AKIPRESS.COM - A team of archaeologists from Warsaw discovered a rich, previously unknown cluster of rock carvings in Uzbekistan. There could be thousands of depictions of animals, mainly ibexes; the oldest ones were made several thousand years ago, researchers estimate, Science in Poland reports.

Researchers from the University of Warsaw have been conducting research in the Chatkal Mountains in the northwest of Uzbekistan for several years. So far, they have focused on excavations. They discovered the traces of several camps from 40,000 years ago.

"We received a signal from the local population that in a place close to our excavations there are visible carvings on the rocks. We decided to have a look. It turned out that the information was good. The number of carvings is enormous. Until now they were completely unknown to scientists," says Dr. Małgorzata Kot from the Institute of Archaeology of the University of Warsaw, head of excavations in the area where the carvings were discovered. The research is financed by the National Science Centre.

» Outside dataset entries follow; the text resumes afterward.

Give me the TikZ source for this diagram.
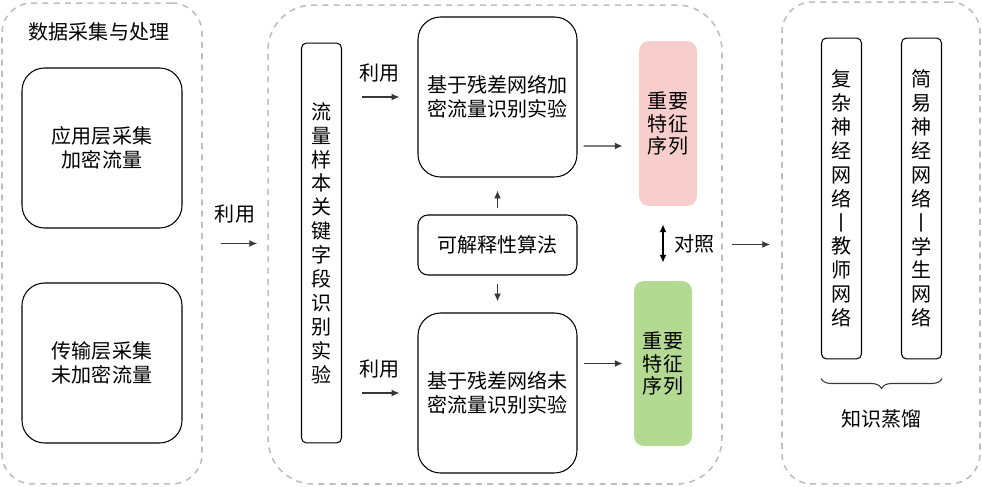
\documentclass[tikz,border=0pt]{standalone}
\usepackage{fontspec}
\setmainfont{Noto Sans CJK SC}
\usepackage{tikz}
\usetikzlibrary{arrows.meta, positioning, calc, decorations.pathreplacing}
\definecolor{groupGray}{RGB}{190, 190, 190}
\definecolor{keyPink}{RGB}{248, 206, 204}
\definecolor{keyGreen}{RGB}{179, 217, 146}
\definecolor{lineDark}{RGB}{55, 55, 55}

\begin{document}
\begin{tikzpicture}[x=0.02cm, y=-0.02cm,
        font=\fontsize{11.4}{13.6}\selectfont,
        group/.style={draw=groupGray, dash pattern=on 3.4pt off 3pt, line width=0.9pt},
        stagebox/.style={draw, rounded corners=0.45cm, minimum width=3.18cm, minimum height=3.2cm, align=center, line width=0.6pt},
        tallbox/.style={draw, rounded corners=0.1cm, minimum width=0.8cm, align=center, line width=0.6pt},
        featbox/.style={rounded corners=0.2cm, minimum width=1.16cm, minimum height=3.3cm, align=center, font=\fontsize{11.4}{12.8}\selectfont},
        flow/.style={-{Latex[length=4.5pt, width=4pt]}, line width=0.8pt, lineDark}]
    \useasboundingbox (0,0) rectangle (982,486);

    % Dashed groups
    \node[group, rounded corners=0.6cm, minimum width=4cm, minimum height=9.62cm] (grpA) at (102,243.5) {};
    \node[group, rounded corners=0.9cm, minimum width=9.08cm, minimum height=9.58cm] (grpB) at (495,244.5) {};
    \node[group, rounded corners=0.6cm, minimum width=3.96cm, minimum height=9.64cm] (grpC) at (881,243) {};

    % Data collection
    \node (title) at (99,32) {数据采集与处理};
    \node[stagebox, minimum width=3.2cm] (appbox) at (102,148) {应用层采集\\加密流量};
    \node[stagebox, minimum width=3.2cm] (tranbox) at (102,363) {传输层采集\\未加密流量};

    % Experiments
    \node[tallbox, minimum height=8cm] (keyfield) at (321.5,243)
        {流\\量\\样\\本\\关\\键\\字\\段\\识\\别\\实\\验};
    \node[stagebox] (topexp) at (497.5,97) {基于残差网络加\\密流量识别实验};
    \node[stagebox, rounded corners=0.2cm, minimum height=1.2cm] (xai) at (497.5,245) {可解释性算法};
    \node[stagebox] (botexp) at (497.5,393) {基于残差网络未\\密流量识别实验};
    \node[featbox, fill=keyPink] (pinkfeat) at (668,123.5) {重要\\特征\\序列};
    \node[featbox, fill=keyGreen] (greenfeat) at (663,363.5) {重要\\特征\\序列};

    % Distillation
    \node[tallbox, minimum height=6.42cm] (teacher) at (841.5,198.5)
        {复\\杂\\神\\经\\网\\络\\丨\\教\\师\\网\\络};
    \node[tallbox, minimum height=6.42cm] (student) at (921.5,198.5)
        {简\\易\\神\\经\\网\\络\\丨\\学\\生\\网\\络};
    \coordinate (braceL) at ($(teacher.south west)+(0,19)$);
    \coordinate (braceR) at ($(student.south east)+(0,19)$);
    \draw[decorate, decoration={brace, mirror, amplitude=0.2cm}, line width=0.6pt, lineDark] (braceL) -- (braceR)
        node[midway, below=0.5cm, black] (distill) {知识蒸馏};

    % Connectors
    \draw[flow, shorten <=0.36cm, shorten >=0.2cm] (grpA.east) -- (grpA.east -| grpB.west)
        node[midway, above=0.27cm, black] {利用};
    \draw[flow, shorten <=0.4cm, shorten >=0.36cm] (keyfield.east |- topexp.west) -- (topexp.west)
        node[midway, above=0.17cm, black] {利用};
    \draw[flow, shorten <=0.4cm, shorten >=0.36cm] (keyfield.east |- botexp.west) -- (botexp.west)
        node[midway, above=0.17cm, black] {利用};
    \draw[flow, shorten <=0.12cm, shorten >=0.26cm] (xai.north) -- (xai.north |- topexp.south);
    \draw[flow, shorten <=0.16cm, shorten >=0.22cm] (xai.south) -- (xai.south |- botexp.north);
    \draw[flow, shorten <=0.12cm, shorten >=0.32cm] ($(topexp.east)+(0,49)$) -- ($(pinkfeat.west)+(0,22.5)$);
    \draw[flow, shorten <=0.12cm, shorten >=0.22cm] (botexp.east |- greenfeat.west) -- (greenfeat.west);
    \draw[flow, {Latex[length=4.5pt, width=4pt]}-{Latex[length=4.5pt, width=4pt]}, black, shorten <=0.36cm, shorten >=0.36cm]
        (greenfeat.north |- pinkfeat.south) -- (greenfeat.north)
        node[midway, right=0.1cm] {对照};
    \draw[flow, shorten <=0.18cm, shorten >=0.22cm] (grpB.east) -- (grpB.east -| grpC.west);
\end{tikzpicture}
\end{document}
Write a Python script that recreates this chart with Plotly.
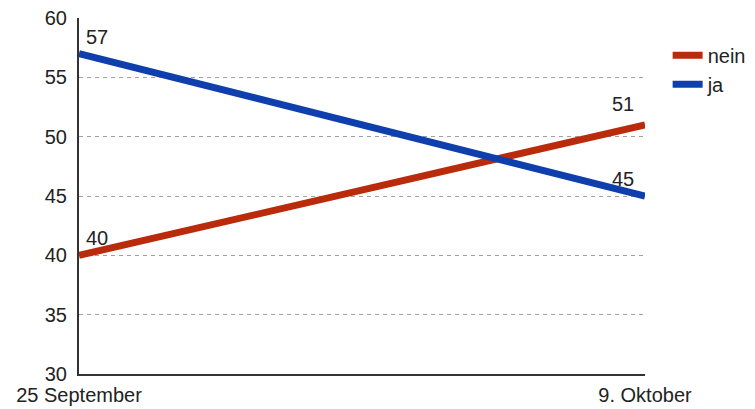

The cluster of petroglyphs (rock carvings) is located on the slopes of the high mountain valley Kyzyl Dara. They are made on huge flat rocks located at an altitude of 2500 to 3100 m a.s.l. According to Dr. Kot, this is one of the highest situated places of this type with rock art in Uzbekistan. Rocks with carvings stretch over an area of several hundred meters.

Depictions of ibexes predominate among the carvings. Researchers base this interpretation on huge, curved horns of animals. "The carvings probably depict Siberian ibexes. They are the largest ibex species on Earth. They are currently on the list of endangered species" - says a member of the research team Michał Leloch, who made preliminary documentation of some of the discovered petroglyphs. The length of the horns of these animals can reach nearly one and a half meters. Male Siberian ibexes weigh over 100 kg.

Scientists want to return there next year for a longer period and to document other carvings, also using kites.